### GIVEN EXERCISE
All of the data should be output character for character, except the pictures.

### DATASET SECTION
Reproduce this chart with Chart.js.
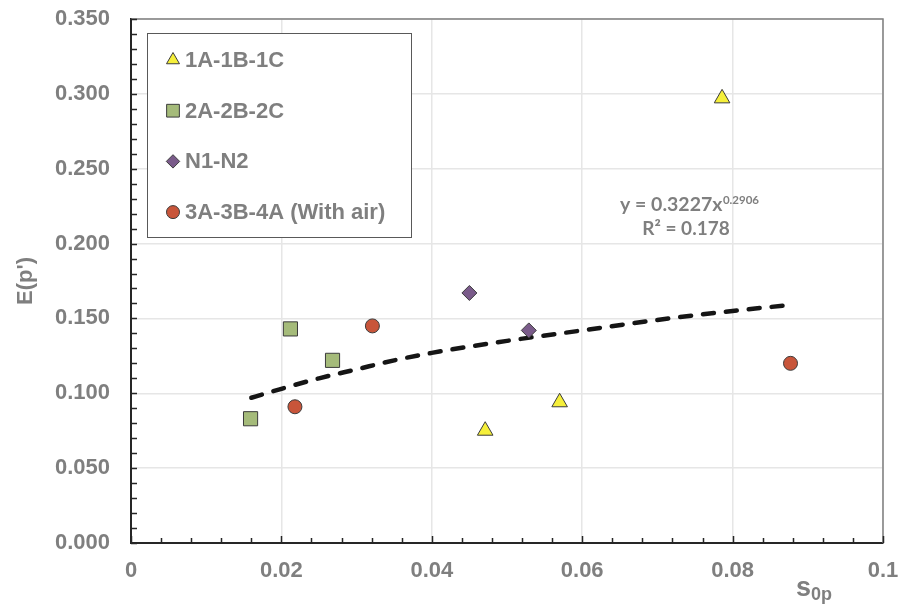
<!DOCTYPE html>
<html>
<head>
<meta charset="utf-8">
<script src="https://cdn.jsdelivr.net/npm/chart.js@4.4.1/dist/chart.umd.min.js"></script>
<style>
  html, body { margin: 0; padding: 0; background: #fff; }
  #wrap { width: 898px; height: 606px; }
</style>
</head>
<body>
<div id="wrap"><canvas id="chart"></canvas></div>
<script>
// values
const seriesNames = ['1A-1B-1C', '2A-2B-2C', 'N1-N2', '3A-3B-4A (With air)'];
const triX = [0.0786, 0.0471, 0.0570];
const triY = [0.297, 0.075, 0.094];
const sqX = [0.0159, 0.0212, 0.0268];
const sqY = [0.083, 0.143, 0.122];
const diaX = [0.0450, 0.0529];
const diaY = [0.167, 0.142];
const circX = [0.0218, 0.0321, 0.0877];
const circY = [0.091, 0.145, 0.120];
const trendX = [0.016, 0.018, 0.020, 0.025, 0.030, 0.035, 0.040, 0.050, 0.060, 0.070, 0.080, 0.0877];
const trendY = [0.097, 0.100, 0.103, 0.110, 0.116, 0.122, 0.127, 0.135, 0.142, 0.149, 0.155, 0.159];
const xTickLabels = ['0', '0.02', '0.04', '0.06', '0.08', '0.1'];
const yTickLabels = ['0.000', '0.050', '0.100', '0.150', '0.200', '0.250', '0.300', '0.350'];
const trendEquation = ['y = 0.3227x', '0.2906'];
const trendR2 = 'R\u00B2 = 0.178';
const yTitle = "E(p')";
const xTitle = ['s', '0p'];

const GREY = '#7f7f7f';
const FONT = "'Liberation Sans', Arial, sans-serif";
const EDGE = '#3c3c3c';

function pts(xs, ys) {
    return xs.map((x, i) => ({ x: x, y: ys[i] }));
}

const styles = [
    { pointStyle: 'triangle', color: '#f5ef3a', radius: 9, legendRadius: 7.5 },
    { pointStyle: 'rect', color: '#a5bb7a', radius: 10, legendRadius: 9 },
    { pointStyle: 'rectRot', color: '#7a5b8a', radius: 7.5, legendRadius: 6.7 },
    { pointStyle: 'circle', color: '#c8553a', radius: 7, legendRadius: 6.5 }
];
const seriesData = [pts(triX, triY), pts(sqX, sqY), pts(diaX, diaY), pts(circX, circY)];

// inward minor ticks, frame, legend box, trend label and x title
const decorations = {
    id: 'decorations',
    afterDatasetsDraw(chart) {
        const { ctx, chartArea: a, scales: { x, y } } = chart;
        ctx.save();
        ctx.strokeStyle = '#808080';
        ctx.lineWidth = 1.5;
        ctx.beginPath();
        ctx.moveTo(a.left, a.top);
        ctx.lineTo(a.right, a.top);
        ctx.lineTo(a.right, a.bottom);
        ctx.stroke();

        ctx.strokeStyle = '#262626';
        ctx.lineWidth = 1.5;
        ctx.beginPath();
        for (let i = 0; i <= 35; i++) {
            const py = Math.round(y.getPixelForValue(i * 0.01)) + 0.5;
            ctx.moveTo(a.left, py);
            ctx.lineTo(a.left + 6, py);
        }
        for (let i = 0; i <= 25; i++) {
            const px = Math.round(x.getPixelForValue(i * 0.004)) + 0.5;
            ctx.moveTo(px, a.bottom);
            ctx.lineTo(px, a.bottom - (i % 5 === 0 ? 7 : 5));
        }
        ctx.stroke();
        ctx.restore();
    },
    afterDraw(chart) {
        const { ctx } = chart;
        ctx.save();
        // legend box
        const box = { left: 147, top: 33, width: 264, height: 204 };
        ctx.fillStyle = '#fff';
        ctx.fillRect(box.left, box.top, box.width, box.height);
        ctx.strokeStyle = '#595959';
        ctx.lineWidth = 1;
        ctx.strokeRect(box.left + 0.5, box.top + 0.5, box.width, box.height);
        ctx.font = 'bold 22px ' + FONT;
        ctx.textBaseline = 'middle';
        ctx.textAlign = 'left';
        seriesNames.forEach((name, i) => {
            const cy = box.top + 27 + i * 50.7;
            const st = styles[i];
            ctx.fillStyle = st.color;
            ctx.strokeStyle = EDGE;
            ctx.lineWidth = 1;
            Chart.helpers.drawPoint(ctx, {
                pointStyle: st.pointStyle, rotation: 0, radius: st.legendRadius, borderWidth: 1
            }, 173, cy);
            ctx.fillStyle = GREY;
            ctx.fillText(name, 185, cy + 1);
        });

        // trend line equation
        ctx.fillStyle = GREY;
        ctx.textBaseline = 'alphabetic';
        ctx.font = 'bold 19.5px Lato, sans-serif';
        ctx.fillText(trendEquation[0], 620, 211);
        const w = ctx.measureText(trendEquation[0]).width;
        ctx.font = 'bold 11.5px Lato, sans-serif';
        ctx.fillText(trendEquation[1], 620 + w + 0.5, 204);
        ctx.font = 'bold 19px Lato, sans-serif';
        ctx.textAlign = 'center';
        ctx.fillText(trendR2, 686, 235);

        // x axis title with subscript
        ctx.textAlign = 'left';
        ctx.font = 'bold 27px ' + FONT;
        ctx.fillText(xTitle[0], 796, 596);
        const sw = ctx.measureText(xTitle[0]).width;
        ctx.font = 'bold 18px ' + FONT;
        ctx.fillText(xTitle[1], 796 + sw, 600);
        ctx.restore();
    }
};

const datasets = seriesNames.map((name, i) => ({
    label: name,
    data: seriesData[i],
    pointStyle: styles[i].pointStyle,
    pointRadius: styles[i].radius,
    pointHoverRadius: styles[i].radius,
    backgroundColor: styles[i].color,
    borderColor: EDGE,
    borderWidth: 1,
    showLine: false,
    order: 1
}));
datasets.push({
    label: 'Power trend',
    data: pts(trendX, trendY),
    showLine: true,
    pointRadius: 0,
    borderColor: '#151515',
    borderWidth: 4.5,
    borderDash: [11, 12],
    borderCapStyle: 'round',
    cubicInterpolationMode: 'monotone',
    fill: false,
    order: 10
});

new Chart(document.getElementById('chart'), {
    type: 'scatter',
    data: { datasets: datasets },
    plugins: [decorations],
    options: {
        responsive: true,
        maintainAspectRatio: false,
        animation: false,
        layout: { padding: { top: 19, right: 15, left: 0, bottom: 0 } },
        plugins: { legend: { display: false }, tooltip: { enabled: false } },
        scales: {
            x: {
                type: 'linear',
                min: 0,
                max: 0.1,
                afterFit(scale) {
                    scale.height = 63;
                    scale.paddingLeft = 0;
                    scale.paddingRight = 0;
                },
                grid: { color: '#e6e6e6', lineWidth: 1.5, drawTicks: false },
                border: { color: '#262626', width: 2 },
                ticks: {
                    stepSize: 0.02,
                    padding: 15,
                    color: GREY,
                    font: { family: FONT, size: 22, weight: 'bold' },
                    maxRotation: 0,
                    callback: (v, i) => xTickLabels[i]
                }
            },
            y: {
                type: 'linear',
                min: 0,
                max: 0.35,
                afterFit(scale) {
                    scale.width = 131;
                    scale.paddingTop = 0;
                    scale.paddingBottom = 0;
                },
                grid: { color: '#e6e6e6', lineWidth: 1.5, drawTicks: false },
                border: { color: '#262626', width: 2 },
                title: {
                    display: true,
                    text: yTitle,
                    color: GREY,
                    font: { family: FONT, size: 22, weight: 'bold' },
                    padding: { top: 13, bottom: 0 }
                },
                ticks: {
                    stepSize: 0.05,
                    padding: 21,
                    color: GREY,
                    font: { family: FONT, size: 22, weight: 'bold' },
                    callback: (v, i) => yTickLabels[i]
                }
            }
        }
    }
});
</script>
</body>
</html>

### RESPONSE TO THIS EXERCISE
Reproduce this chart with Chart.js.
<!DOCTYPE html>
<html>
<head>
<meta charset="utf-8">
<script src="https://cdn.jsdelivr.net/npm/chart.js@4.4.1/dist/chart.umd.min.js"></script>
<style>
  html, body { margin: 0; padding: 0; background: #fff; }
  #wrap { width: 898px; height: 606px; }
</style>
</head>
<body>
<div id="wrap"><canvas id="chart"></canvas></div>
<script>
// values
const seriesNames = ['1A-1B-1C', '2A-2B-2C', 'N1-N2', '3A-3B-4A (With air)'];
const triX = [0.0786, 0.0471, 0.0570];
const triY = [0.297, 0.075, 0.094];
const sqX = [0.0159, 0.0212, 0.0268];
const sqY = [0.083, 0.143, 0.122];
const diaX = [0.0450, 0.0529];
const diaY = [0.167, 0.142];
const circX = [0.0218, 0.0321, 0.0877];
const circY = [0.091, 0.145, 0.120];
const trendX = [0.016, 0.018, 0.020, 0.025, 0.030, 0.035, 0.040, 0.050, 0.060, 0.070, 0.080, 0.0877];
const trendY = [0.097, 0.100, 0.103, 0.110, 0.116, 0.122, 0.127, 0.135, 0.142, 0.149, 0.155, 0.159];
const xTickLabels = ['0', '0.02', '0.04', '0.06', '0.08', '0.1'];
const yTickLabels = ['0.000', '0.050', '0.100', '0.150', '0.200', '0.250', '0.300', '0.350'];
const trendEquation = ['y = 0.3227x', '0.2906'];
const trendR2 = 'R\u00B2 = 0.178';
const yTitle = "E(p')";
const xTitle = ['s', '0p'];

const GREY = '#7f7f7f';
const FONT = "'Liberation Sans', Arial, sans-serif";
const EDGE = '#3c3c3c';

function pts(xs, ys) {
    return xs.map((x, i) => ({ x: x, y: ys[i] }));
}

const styles = [
    { pointStyle: 'triangle', color: '#f5ef3a', radius: 9, legendRadius: 7.5 },
    { pointStyle: 'rect', color: '#a5bb7a', radius: 10, legendRadius: 9 },
    { pointStyle: 'rectRot', color: '#7a5b8a', radius: 7.5, legendRadius: 6.7 },
    { pointStyle: 'circle', color: '#c8553a', radius: 7, legendRadius: 6.5 }
];
const seriesData = [pts(triX, triY), pts(sqX, sqY), pts(diaX, diaY), pts(circX, circY)];

// inward minor ticks, frame, legend box, trend label and x title
const decorations = {
    id: 'decorations',
    afterDatasetsDraw(chart) {
        const { ctx, chartArea: a, scales: { x, y } } = chart;
        ctx.save();
        ctx.strokeStyle = '#808080';
        ctx.lineWidth = 1.5;
        ctx.beginPath();
        ctx.moveTo(a.left, a.top);
        ctx.lineTo(a.right, a.top);
        ctx.lineTo(a.right, a.bottom);
        ctx.stroke();

        ctx.strokeStyle = '#262626';
        ctx.lineWidth = 1.5;
        ctx.beginPath();
        for (let i = 0; i <= 35; i++) {
            const py = Math.round(y.getPixelForValue(i * 0.01)) + 0.5;
            ctx.moveTo(a.left, py);
            ctx.lineTo(a.left + 6, py);
        }
        for (let i = 0; i <= 25; i++) {
            const px = Math.round(x.getPixelForValue(i * 0.004)) + 0.5;
            ctx.moveTo(px, a.bottom);
            ctx.lineTo(px, a.bottom - (i % 5 === 0 ? 7 : 5));
        }
        ctx.stroke();
        ctx.restore();
    },
    afterDraw(chart) {
        const { ctx } = chart;
        ctx.save();
        // legend box
        const box = { left: 147, top: 33, width: 264, height: 204 };
        ctx.fillStyle = '#fff';
        ctx.fillRect(box.left, box.top, box.width, box.height);
        ctx.strokeStyle = '#595959';
        ctx.lineWidth = 1;
        ctx.strokeRect(box.left + 0.5, box.top + 0.5, box.width, box.height);
        ctx.font = 'bold 22px ' + FONT;
        ctx.textBaseline = 'middle';
        ctx.textAlign = 'left';
        seriesNames.forEach((name, i) => {
            const cy = box.top + 27 + i * 50.7;
            const st = styles[i];
            ctx.fillStyle = st.color;
            ctx.strokeStyle = EDGE;
            ctx.lineWidth = 1;
            Chart.helpers.drawPoint(ctx, {
                pointStyle: st.pointStyle, rotation: 0, radius: st.legendRadius, borderWidth: 1
            }, 173, cy);
            ctx.fillStyle = GREY;
            ctx.fillText(name, 185, cy + 1);
        });

        // trend line equation
        ctx.fillStyle = GREY;
        ctx.textBaseline = 'alphabetic';
        ctx.font = 'bold 19.5px Lato, sans-serif';
        ctx.fillText(trendEquation[0], 620, 211);
        const w = ctx.measureText(trendEquation[0]).width;
        ctx.font = 'bold 11.5px Lato, sans-serif';
        ctx.fillText(trendEquation[1], 620 + w + 0.5, 204);
        ctx.font = 'bold 19px Lato, sans-serif';
        ctx.textAlign = 'center';
        ctx.fillText(trendR2, 686, 235);

        // x axis title with subscript
        ctx.textAlign = 'left';
        ctx.font = 'bold 27px ' + FONT;
        ctx.fillText(xTitle[0], 796, 596);
        const sw = ctx.measureText(xTitle[0]).width;
        ctx.font = 'bold 18px ' + FONT;
        ctx.fillText(xTitle[1], 796 + sw, 600);
        ctx.restore();
    }
};

const datasets = seriesNames.map((name, i) => ({
    label: name,
    data: seriesData[i],
    pointStyle: styles[i].pointStyle,
    pointRadius: styles[i].radius,
    pointHoverRadius: styles[i].radius,
    backgroundColor: styles[i].color,
    borderColor: EDGE,
    borderWidth: 1,
    showLine: false,
    order: 1
}));
datasets.push({
    label: 'Power trend',
    data: pts(trendX, trendY),
    showLine: true,
    pointRadius: 0,
    borderColor: '#151515',
    borderWidth: 4.5,
    borderDash: [11, 12],
    borderCapStyle: 'round',
    cubicInterpolationMode: 'monotone',
    fill: false,
    order: 10
});

new Chart(document.getElementById('chart'), {
    type: 'scatter',
    data: { datasets: datasets },
    plugins: [decorations],
    options: {
        responsive: true,
        maintainAspectRatio: false,
        animation: false,
        layout: { padding: { top: 19, right: 15, left: 0, bottom: 0 } },
        plugins: { legend: { display: false }, tooltip: { enabled: false } },
        scales: {
            x: {
                type: 'linear',
                min: 0,
                max: 0.1,
                afterFit(scale) {
                    scale.height = 63;
                    scale.paddingLeft = 0;
                    scale.paddingRight = 0;
                },
                grid: { color: '#e6e6e6', lineWidth: 1.5, drawTicks: false },
                border: { color: '#262626', width: 2 },
                ticks: {
                    stepSize: 0.02,
                    padding: 15,
                    color: GREY,
                    font: { family: FONT, size: 22, weight: 'bold' },
                    maxRotation: 0,
                    callback: (v, i) => xTickLabels[i]
                }
            },
            y: {
                type: 'linear',
                min: 0,
                max: 0.35,
                afterFit(scale) {
                    scale.width = 131;
                    scale.paddingTop = 0;
                    scale.paddingBottom = 0;
                },
                grid: { color: '#e6e6e6', lineWidth: 1.5, drawTicks: false },
                border: { color: '#262626', width: 2 },
                title: {
                    display: true,
                    text: yTitle,
                    color: GREY,
                    font: { family: FONT, size: 22, weight: 'bold' },
                    padding: { top: 13, bottom: 0 }
                },
                ticks: {
                    stepSize: 0.05,
                    padding: 21,
                    color: GREY,
                    font: { family: FONT, size: 22, weight: 'bold' },
                    callback: (v, i) => yTickLabels[i]
                }
            }
        }
    }
});
</script>
</body>
</html>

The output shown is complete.